In the world where his book is set, video games are outlawed and everyone has taken up bridge instead. As a result, the ACBL plays a large role in the government. For Burke, it's an almost utopian society. In order to compete at a decent level, players must be able to sit stationary for three-and-a-half-hour rounds, and the biggest hurdle to recruiting his friends to play has been a combination of their interest in video games and their short attention spans: Was it the chicken or the Metal Gear Solid?

Since his first tournament, in the fourth grade, Burke has made three major attempts to recruit his peers. Because conflicts with other clubs and district rules prohibit him from starting an official after-school club, he has tried teaching during the lunch hour. When he was in fifth grade, he'd amassed a solid and regular group in his elementary-school cafeteria — only to see his friends leave for recess when the weather got nice. The other two times were even less successful.

"They'd much rather be playing video games," Burke says. "I'm going to try again next year when I'm in high school, when they have better attention spans. It's going to work eventually, and I know they'll be sorry they didn't start earlier."

Because of his strong memory and penchant for deconstructing and rebuilding VCRs, Burke's best friend, Spencer, is a particularly qualified candidate, and he remains Burke's pet project until the time when Burke can reach out on a broader scale. "We went to a tournament and met some kids from Mount Pleasant, Iowa, who have ten bridge champions there at the youth level but less than 10,000 people," Craig says. "The difference is just promotion. That's why he gets out there, to gain some notoriety through the game so that the other kids will see him and hopefully start to care."
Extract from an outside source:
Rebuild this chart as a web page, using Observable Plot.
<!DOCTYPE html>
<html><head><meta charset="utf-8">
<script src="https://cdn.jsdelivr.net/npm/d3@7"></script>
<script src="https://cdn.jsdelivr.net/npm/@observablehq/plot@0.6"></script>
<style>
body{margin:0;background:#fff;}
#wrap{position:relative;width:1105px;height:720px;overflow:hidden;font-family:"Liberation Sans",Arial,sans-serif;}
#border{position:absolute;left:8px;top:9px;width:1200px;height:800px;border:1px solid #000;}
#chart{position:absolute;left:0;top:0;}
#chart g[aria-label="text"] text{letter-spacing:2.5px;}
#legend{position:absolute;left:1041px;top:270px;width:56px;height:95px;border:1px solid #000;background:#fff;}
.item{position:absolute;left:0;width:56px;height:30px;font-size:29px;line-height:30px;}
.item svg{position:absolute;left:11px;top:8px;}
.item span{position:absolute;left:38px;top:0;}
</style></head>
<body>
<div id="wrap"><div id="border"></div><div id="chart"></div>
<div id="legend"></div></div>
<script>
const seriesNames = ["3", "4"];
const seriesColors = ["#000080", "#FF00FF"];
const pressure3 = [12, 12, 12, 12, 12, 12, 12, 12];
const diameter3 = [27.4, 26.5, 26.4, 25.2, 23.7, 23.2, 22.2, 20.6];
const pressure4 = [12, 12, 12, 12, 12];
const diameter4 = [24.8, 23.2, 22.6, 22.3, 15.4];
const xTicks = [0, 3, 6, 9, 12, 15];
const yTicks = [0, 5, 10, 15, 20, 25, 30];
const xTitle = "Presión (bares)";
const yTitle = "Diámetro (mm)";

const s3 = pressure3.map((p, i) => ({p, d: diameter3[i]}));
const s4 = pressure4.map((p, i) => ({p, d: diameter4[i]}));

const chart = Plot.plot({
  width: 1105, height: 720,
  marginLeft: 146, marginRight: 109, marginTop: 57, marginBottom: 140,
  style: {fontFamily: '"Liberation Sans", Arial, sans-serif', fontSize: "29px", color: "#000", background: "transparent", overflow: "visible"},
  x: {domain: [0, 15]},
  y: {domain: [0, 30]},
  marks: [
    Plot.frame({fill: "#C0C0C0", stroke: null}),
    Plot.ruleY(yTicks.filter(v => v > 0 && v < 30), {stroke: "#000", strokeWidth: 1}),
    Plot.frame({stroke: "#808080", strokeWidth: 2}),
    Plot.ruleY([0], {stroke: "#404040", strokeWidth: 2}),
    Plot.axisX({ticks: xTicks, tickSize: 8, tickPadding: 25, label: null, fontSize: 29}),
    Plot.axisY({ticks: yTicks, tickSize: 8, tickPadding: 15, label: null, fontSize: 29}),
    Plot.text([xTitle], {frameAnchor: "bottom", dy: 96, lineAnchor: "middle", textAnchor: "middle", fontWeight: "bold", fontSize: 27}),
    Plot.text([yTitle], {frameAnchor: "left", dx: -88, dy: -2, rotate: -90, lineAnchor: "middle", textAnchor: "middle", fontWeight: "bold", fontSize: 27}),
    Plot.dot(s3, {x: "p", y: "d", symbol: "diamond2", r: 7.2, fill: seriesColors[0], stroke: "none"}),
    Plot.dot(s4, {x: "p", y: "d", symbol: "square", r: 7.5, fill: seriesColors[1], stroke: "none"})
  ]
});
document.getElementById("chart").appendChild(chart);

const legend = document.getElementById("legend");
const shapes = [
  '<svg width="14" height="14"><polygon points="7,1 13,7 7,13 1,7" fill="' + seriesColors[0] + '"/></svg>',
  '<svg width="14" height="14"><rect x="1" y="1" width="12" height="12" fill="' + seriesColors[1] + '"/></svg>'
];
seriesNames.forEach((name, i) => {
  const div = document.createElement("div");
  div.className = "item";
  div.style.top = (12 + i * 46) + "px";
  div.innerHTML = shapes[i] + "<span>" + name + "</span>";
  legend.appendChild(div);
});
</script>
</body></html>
In most other aspects of his life, Burke is a typical, if highly intelligent and particularly obsessive, member of the middle-school community. Ingrid Wu recently wrote him a note on one of the wide-ruled notebook pages inside his binder. It was in French, he says, but he understood it. On Facebook, his relationship status is "It's complicated." He takes private oboe lessons, though he'll have to switch to tenor sax or clarinet to join the marching band when he moves to high school; his oboe tutor is not happy about this. When asked for his favorite band, he opts instead to share his favorite composer, Hans Zimmer, and his favorite film scores, Gladiator and Angels & Demons. When his dad claims that Burke likes to ride bikes, Burke corrects him: "It's definitely not bad, I guess."

Burke definitely enjoys Dan Brown novels, and he augments the three bridge periodicals that come with his ACBL membership with books he checks out at his school library. He describes the quality of his school chess team as "glorified babysitting," and he complains that players take each other's kings and continue to play without realizing the game is over. In December, when his class took the pre-ACT Explore test, Burke scored 25 out of 25 possible points.

The same test challenged the students to answer questions about their future careers with the goal of prescribing them one, though the category that Burke self-selected falls at the exact opposite point of the circular graph from the one the data suggested for him. But he's not sure he wants to be a professional bridge player, either.

"It's dependent on people wanting to play and how I do at tournaments until then," he says, quickly couching the possibility behind logical probability. "So many things have to fall into place for it to work. I might become a paid partner, though, because all these rich women from the mountains hire these guys, pay for them to fly out and to play, and they make a living like that year-round."

But Burke's dad, who has never pushed his son to pursue bridge nearly as much as Burke has pushed himself, hopes for something a little more concrete. "We try hard to make sure he has a real life alongside his bridge life," Craig says. "I hope he gets a real job."